Everything from the first line down to the line containing "const xTicks = [0, 2, 4, 6, 8];" is to be retyped exactly, both ends included, with pictures left out.

• [DATA SEGMENT]:
* Start *
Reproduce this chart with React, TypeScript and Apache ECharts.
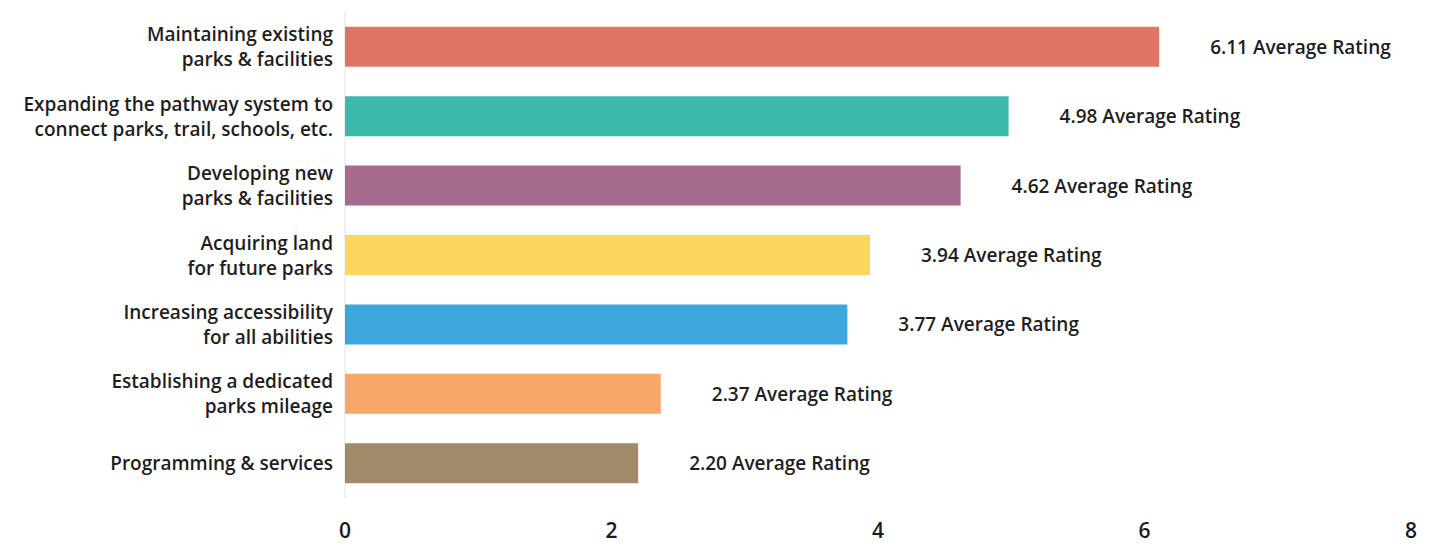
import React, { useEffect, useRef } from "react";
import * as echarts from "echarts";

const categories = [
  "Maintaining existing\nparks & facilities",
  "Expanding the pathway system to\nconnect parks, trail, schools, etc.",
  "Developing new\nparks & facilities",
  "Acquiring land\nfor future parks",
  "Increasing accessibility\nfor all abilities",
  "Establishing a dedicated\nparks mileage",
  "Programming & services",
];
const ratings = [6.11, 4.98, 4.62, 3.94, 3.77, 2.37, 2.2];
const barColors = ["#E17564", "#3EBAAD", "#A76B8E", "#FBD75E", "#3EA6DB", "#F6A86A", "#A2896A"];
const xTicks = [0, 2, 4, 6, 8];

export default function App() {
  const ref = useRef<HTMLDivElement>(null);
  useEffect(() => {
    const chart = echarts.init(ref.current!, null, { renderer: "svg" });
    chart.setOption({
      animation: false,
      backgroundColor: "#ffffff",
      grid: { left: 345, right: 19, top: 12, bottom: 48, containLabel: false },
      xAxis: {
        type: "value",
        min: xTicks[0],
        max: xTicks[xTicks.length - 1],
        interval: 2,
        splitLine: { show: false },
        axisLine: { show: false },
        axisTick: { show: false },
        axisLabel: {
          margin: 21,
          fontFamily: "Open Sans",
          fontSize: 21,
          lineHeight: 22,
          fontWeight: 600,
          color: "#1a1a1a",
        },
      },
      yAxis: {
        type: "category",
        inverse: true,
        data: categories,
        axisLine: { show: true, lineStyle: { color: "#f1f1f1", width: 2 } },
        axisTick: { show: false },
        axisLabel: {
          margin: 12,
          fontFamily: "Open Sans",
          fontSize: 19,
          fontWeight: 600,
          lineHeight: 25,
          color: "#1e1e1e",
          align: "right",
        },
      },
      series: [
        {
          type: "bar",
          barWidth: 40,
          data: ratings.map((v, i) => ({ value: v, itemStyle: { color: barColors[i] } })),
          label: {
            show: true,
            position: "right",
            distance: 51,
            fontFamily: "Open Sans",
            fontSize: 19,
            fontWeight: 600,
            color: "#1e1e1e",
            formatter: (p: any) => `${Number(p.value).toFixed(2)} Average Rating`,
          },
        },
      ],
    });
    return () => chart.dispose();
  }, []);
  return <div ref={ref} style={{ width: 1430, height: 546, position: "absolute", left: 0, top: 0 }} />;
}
* End *
• [SOLUTION FOR THIS TASK]:
Reproduce this chart with React, TypeScript and Apache ECharts.
import React, { useEffect, useRef } from "react";
import * as echarts from "echarts";

const categories = [
  "Maintaining existing\nparks & facilities",
  "Expanding the pathway system to\nconnect parks, trail, schools, etc.",
  "Developing new\nparks & facilities",
  "Acquiring land\nfor future parks",
  "Increasing accessibility\nfor all abilities",
  "Establishing a dedicated\nparks mileage",
  "Programming & services",
];
const ratings = [6.11, 4.98, 4.62, 3.94, 3.77, 2.37, 2.2];
const barColors = ["#E17564", "#3EBAAD", "#A76B8E", "#FBD75E", "#3EA6DB", "#F6A86A", "#A2896A"];
const xTicks = [0, 2, 4, 6, 8];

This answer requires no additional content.